Three questions to determine if your garden center's procurement needs professional tooling:

  1. Can you tell me, right now, your total committed spend for next spring across all growers — without opening email?
  2. Do you know your actual shrinkage rate by plant category for last season?
  3. If your buyer quit today, could someone else place next week's orders without calling every supplier to ask "what did we usually get?"

If you answered "no" to any of those, your procurement process has gaps that spreadsheets and memory are papering over. That works until it doesn't — and in nursery retail, "doesn't" usually means a $30,000 weekend of dead inventory or a spring season where you ran out of your top sellers in week two because nobody tracked what was committed vs. what was available to reorder.

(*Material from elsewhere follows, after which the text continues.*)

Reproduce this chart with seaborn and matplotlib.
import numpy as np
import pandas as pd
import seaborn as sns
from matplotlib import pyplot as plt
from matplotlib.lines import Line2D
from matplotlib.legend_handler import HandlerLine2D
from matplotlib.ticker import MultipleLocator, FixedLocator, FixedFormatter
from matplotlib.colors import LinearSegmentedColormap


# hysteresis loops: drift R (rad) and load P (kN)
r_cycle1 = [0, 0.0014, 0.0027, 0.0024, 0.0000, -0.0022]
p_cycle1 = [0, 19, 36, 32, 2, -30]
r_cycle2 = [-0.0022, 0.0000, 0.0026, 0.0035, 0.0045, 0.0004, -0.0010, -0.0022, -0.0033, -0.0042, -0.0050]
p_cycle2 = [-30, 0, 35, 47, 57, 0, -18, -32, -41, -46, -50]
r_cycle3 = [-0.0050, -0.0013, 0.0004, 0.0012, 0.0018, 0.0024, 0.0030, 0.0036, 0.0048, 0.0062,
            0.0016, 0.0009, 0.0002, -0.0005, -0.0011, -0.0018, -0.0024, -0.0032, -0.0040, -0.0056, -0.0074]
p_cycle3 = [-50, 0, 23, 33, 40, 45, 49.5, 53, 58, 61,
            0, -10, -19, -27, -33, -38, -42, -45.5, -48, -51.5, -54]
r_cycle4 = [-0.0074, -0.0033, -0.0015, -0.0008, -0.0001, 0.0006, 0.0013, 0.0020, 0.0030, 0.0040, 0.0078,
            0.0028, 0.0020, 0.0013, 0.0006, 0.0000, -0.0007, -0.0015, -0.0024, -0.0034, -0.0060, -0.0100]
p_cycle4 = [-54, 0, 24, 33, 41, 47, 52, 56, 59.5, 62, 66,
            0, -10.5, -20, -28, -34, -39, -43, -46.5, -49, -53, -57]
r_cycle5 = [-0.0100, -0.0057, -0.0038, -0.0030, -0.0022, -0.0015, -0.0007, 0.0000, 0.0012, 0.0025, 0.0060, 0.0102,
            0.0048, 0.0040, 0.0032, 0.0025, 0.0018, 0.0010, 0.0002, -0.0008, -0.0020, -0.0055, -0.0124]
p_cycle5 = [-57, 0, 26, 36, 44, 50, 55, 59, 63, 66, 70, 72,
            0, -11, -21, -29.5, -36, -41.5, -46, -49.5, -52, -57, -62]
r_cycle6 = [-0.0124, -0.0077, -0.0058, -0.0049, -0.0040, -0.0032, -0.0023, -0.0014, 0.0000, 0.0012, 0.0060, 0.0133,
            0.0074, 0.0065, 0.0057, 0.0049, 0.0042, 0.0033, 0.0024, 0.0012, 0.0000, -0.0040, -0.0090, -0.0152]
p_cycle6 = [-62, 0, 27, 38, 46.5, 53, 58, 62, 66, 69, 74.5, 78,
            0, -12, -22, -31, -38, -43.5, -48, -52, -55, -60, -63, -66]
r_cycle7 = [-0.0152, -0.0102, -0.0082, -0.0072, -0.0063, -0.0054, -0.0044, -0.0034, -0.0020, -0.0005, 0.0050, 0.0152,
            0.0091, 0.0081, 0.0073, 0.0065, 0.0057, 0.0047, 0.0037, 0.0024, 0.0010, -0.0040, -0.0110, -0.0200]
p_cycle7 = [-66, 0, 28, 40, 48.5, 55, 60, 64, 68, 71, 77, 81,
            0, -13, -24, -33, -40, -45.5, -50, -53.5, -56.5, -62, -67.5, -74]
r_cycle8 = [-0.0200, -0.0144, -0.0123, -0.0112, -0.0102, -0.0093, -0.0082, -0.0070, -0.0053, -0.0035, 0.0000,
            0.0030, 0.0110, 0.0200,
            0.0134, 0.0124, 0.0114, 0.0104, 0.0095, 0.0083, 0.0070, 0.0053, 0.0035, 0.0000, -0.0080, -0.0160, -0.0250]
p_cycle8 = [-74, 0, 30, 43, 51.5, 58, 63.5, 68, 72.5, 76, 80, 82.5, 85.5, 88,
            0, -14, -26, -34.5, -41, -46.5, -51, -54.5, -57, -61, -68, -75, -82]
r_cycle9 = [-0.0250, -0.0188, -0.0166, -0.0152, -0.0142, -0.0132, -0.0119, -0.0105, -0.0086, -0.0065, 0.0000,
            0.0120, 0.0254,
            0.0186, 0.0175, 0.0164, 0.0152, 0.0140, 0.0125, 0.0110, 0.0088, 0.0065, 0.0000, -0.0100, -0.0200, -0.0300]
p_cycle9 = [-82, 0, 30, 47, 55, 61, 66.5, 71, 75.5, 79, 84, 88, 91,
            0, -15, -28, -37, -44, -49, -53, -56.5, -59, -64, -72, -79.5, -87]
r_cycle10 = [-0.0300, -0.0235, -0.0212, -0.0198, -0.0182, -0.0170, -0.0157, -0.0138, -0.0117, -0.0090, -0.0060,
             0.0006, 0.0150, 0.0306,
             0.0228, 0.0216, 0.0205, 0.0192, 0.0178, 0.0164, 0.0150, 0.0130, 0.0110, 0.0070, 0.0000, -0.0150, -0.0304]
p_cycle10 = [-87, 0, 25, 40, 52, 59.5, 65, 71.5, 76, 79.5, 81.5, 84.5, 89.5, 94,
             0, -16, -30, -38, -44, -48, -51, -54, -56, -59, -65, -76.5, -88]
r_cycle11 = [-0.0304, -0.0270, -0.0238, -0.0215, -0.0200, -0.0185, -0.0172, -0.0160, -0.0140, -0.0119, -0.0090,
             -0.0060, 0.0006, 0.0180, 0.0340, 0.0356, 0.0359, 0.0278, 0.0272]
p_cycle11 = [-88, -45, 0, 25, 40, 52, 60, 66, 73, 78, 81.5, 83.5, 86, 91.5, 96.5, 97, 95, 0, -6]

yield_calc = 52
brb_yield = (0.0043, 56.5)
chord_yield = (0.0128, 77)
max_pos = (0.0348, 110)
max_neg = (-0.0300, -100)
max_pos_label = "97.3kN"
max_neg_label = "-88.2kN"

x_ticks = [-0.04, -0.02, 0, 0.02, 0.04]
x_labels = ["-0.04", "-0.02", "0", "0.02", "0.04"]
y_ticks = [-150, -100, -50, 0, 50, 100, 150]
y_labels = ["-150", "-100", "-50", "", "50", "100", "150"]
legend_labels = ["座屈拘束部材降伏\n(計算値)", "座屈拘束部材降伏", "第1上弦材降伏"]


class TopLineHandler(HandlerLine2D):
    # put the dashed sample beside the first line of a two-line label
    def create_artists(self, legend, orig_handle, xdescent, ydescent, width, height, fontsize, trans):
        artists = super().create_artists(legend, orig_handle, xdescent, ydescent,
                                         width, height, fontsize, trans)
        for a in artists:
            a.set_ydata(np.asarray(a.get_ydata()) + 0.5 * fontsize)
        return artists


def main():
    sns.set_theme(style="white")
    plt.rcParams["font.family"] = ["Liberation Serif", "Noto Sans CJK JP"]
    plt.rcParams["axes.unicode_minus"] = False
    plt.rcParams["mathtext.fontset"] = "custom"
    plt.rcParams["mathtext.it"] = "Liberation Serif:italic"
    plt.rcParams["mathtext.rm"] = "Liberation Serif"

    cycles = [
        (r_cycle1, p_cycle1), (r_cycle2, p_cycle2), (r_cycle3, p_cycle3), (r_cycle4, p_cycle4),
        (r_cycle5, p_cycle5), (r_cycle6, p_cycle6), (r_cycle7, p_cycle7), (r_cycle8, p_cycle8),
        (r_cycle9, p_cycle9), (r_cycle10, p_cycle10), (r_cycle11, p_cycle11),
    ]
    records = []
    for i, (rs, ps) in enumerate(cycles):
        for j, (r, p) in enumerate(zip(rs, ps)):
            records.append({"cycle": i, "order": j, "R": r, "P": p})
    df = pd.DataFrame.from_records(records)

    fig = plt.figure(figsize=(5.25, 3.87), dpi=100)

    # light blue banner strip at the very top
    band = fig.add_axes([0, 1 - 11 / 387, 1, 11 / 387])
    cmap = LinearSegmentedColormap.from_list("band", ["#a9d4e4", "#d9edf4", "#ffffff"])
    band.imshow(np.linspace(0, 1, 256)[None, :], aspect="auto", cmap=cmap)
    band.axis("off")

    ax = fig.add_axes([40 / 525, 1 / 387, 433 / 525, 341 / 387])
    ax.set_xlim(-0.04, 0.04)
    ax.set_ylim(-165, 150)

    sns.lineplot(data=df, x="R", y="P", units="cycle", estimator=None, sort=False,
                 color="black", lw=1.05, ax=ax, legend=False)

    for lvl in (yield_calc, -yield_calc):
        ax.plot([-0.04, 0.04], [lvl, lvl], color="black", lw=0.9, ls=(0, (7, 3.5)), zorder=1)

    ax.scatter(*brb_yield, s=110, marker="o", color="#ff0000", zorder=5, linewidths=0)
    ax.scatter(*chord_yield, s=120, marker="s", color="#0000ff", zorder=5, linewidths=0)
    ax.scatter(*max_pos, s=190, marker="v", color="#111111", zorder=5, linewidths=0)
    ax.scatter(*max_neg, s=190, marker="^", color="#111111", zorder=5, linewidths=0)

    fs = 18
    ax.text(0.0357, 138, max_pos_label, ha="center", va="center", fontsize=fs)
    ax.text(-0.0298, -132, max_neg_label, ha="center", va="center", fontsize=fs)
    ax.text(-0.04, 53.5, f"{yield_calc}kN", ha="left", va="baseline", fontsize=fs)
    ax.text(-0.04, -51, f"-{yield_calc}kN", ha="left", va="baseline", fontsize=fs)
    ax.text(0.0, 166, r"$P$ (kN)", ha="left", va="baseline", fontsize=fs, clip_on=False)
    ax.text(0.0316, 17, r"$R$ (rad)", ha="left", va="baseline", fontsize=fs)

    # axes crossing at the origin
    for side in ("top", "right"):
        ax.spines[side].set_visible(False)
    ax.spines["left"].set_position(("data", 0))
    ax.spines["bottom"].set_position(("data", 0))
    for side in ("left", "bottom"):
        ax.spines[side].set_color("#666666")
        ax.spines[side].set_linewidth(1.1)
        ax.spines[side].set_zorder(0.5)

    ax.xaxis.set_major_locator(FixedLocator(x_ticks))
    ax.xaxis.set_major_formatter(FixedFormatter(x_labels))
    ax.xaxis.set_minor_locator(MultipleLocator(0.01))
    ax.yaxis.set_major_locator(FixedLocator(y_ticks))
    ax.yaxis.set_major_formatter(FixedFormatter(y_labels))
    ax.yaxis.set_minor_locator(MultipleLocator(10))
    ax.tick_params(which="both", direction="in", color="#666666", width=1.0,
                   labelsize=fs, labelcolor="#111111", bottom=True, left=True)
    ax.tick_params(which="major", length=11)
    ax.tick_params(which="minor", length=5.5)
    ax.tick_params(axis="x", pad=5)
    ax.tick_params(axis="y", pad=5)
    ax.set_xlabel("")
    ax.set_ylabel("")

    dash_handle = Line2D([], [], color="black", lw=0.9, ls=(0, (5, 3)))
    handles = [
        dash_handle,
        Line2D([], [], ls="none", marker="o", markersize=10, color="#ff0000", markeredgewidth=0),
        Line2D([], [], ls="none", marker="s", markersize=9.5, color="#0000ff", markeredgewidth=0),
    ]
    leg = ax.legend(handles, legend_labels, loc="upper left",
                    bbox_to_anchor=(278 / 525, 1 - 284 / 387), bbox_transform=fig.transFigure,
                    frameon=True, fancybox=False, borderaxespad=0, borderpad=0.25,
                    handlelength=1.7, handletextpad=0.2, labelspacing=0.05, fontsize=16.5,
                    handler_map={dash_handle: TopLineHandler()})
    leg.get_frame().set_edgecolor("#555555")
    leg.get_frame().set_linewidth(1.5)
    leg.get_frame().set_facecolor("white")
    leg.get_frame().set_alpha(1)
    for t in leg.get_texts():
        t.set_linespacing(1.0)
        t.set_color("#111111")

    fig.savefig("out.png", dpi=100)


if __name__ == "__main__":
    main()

The nursery operators who scale past $1M and keep their margins intact are the ones who treat procurement as a system, not a heroic act by one experienced buyer every spring. The buyer's expertise should go into making better decisions — not into remembering which grower confirmed which substitution in an email three months ago.

The seasonal postmortem

The most valuable report in nursery procurement is the spring postmortem: what did you buy, what did you sell, what died, what got marked down, and what's the gap between planned margin and actual margin — by category, by supplier, and by product group.

Most garden centers do a version of this informally. The buyer and the owner sit down in July and talk about what worked and what didn't. But without clean procurement data, that conversation is driven by memory and emotion — "I feel like we over-bought annuals" or "the maples seemed to sell well." The difference between a gut-feel postmortem and a data-driven one is the difference between repeating last year's mistakes and actually improving.

If your procurement system captures what was ordered, what arrived, what changed, what sold, and what was lost, the postmortem writes itself. And next January's booking decisions are based on evidence, not anecdote.